The film, which was released in U.S. movie theaters last year and is now available on DVD, paints a profoundly negative picture of Chevron as the corporation battles a seventeen year class action lawsuit stemming from the oil contamination in Ecuador by Texaco, which it acquired nearly a decade ago.
Berlinger's film about the human and ecological impact of massive oil pollution in Ecuador, is back in the spotlight at the same time that another oil corporation, BP, is facing billions of dollars in claims in the wake of the continuing oil spill in the Gulf of Mexico.
"Chevron makes BP look like a model corporate citizen," said a lawyer for the plaintiffs fighting Chevron in Ecuador, calling the South American situation a great ecological disaster that exceeds the current BP oil spill in the Gulf of Mexico.
Last night, Berlinger said that if his footage were handed over, he feared that Chevron would manipulate the documentary footage to create a misleading portrait of the situation in Ecuador.
No limits were placed on the footage that could be used by Chevron, Berlinger said, reacting to the initial court order.
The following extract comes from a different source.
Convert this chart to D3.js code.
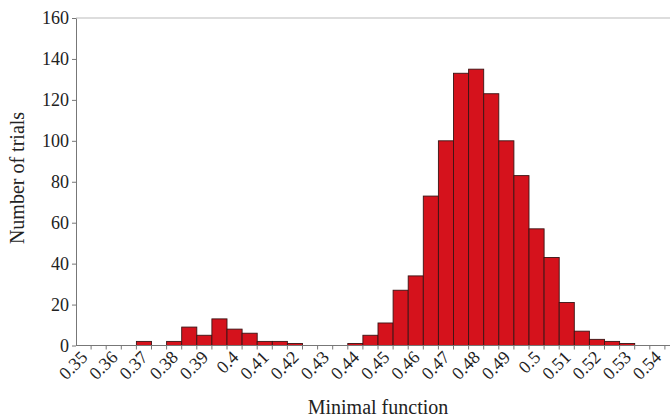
<!DOCTYPE html>
<html>
<head>
<meta charset="utf-8">
<script src="https://cdn.jsdelivr.net/npm/d3@7"></script>
<style>
  body { margin: 0; background: #fff; }
  svg { display: block; overflow: hidden; }
  text { font-family: "Liberation Serif", "Times New Roman", serif; fill: #222; }
</style>
</head>
<body>
<svg class="hist" width="670" height="417"></svg>
<script>
// histogram bins (lower edge of each 0.005 bin)
let bins = d3.range(40).map(i => (0.35 + i * 0.005).toFixed(3));
let counts = [0, 0, 0, 0, 2, 0, 2, 9, 5, 13,
              8, 6, 2, 2, 1, 0, 0, 0, 1, 5,
              11, 27, 34, 73, 100, 133, 135, 123, 100, 83,
              57, 43, 21, 7, 3, 2, 1, 0, 0, 0];
let tickLabels = ['0.35', '0.36', '0.37', '0.38', '0.39', '0.4', '0.41', '0.42', '0.43', '0.44',
                  '0.45', '0.46', '0.47', '0.48', '0.49', '0.5', '0.51', '0.52', '0.53', '0.54'];
let yTicks = [0, 20, 40, 60, 80, 100, 120, 140, 160];

let data = bins.map((b, i) => ({bin: b, count: counts[i]}));

let margin = {left: 76, top: 18, bottom: 345.5};
let bandW = 15.1;

let x = d3.scaleBand()
  .domain(bins)
  .range([margin.left, margin.left + bins.length * bandW])
  .paddingInner(0);

let y = d3.scaleLinear()
  .domain([0, 160])
  .range([margin.bottom, margin.top]);

let svg = d3.select('svg.hist');

// top border of plot area
svg.append('line')
  .attr('x1', margin.left).attr('x2', x.range()[1])
  .attr('y1', margin.top).attr('y2', margin.top)
  .style('stroke', '#bbb')
  .style('stroke-width', 1);

// bars
svg.append('g')
  .attr('class', 'bars')
  .selectAll('rect')
  .data(data.filter(d => d.count > 0))
  .enter()
  .append('rect')
  .attr('x', d => x(d.bin))
  .attr('y', d => y(d.count))
  .attr('width', x.bandwidth())
  .attr('height', d => y(0) - y(d.count))
  .style('fill', '#d5121c')
  .style('stroke', '#3a1414')
  .style('stroke-width', 0.9);

// y axis
let yAxis = svg.append('g')
  .attr('transform', `translate(${margin.left},0)`)
  .call(d3.axisLeft(y).tickValues(yTicks).tickSize(4).tickSizeOuter(0).tickPadding(3));
yAxis.select('.domain').style('stroke', '#777');
yAxis.selectAll('.tick line').style('stroke', '#777');
yAxis.selectAll('.tick text')
  .style('font-size', '18px')
  .style('font-family', '"Liberation Serif", serif')
  .style('fill', '#222');

// x axis: ticks at bin edges
let xg = svg.append('g').attr('class', 'xaxis');
xg.append('line')
  .attr('x1', margin.left).attr('x2', x.range()[1])
  .attr('y1', y(0)).attr('y2', y(0))
  .style('stroke', '#777');
xg.selectAll('line.tick')
  .data(bins.slice(1))
  .enter()
  .append('line')
  .attr('class', 'tick')
  .attr('x1', d => x(d)).attr('x2', d => x(d))
  .attr('y1', y(0)).attr('y2', y(0) + 4)
  .style('stroke', '#777');

xg.selectAll('text')
  .data(tickLabels)
  .enter()
  .append('text')
  .attr('transform', (d, i) => {
    let cx = x(bins[i * 2]) + x.bandwidth() / 2;
    return `translate(${cx + 5}, ${y(0) + 13}) rotate(-45)`;
  })
  .style('text-anchor', 'end')
  .style('font-size', '18px')
  .text(d => d);

// axis titles
svg.append('text')
  .attr('x', 378)
  .attr('y', 414)
  .style('text-anchor', 'middle')
  .style('font-size', '20px')
  .text('Minimal function');

svg.append('text')
  .attr('transform', 'translate(24, 178) rotate(-90)')
  .style('text-anchor', 'middle')
  .style('font-size', '20px')
  .text('Number of trials');
</script>
</body>
</html>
He also noted that many of his outtakes include readily available images.
"Half my footage is available from a lot of other sources," Berlinger said, noting that the oil company had cameras present much of the time he was shooting at public events in the South American country.
In a recent interview with KCRW, Berlinger explained that he was fighting the case to protect documentary filmmakers as journalists.
Using a first amendment argument, Berlinger said that his film outtakes are his own. As Berlinger explained in the interview, Chevron claimed that Berlinger edited out or purposefully did not include footage that would support Chevron's defense against the Ecuadorians. Chevron believes the footage shows misconduct or fraud on the part of the Ecuadorians' legal team.
Last night, Berlinger seemed to distinguish himself from the efforts of the plaintiffs depicted in his own film, warning that he is not aligned with them and did not make his film at their direction. He added that much of the footage gathered for his film was shot on the record.
"People who wanted a story allowed me access," Berlinger said of plaintiffs who are fighting Chevron in Ecuador and their legal team. I just want to make it clear...they were the objects of my movie and they gave me access and now that access is being turned on its head."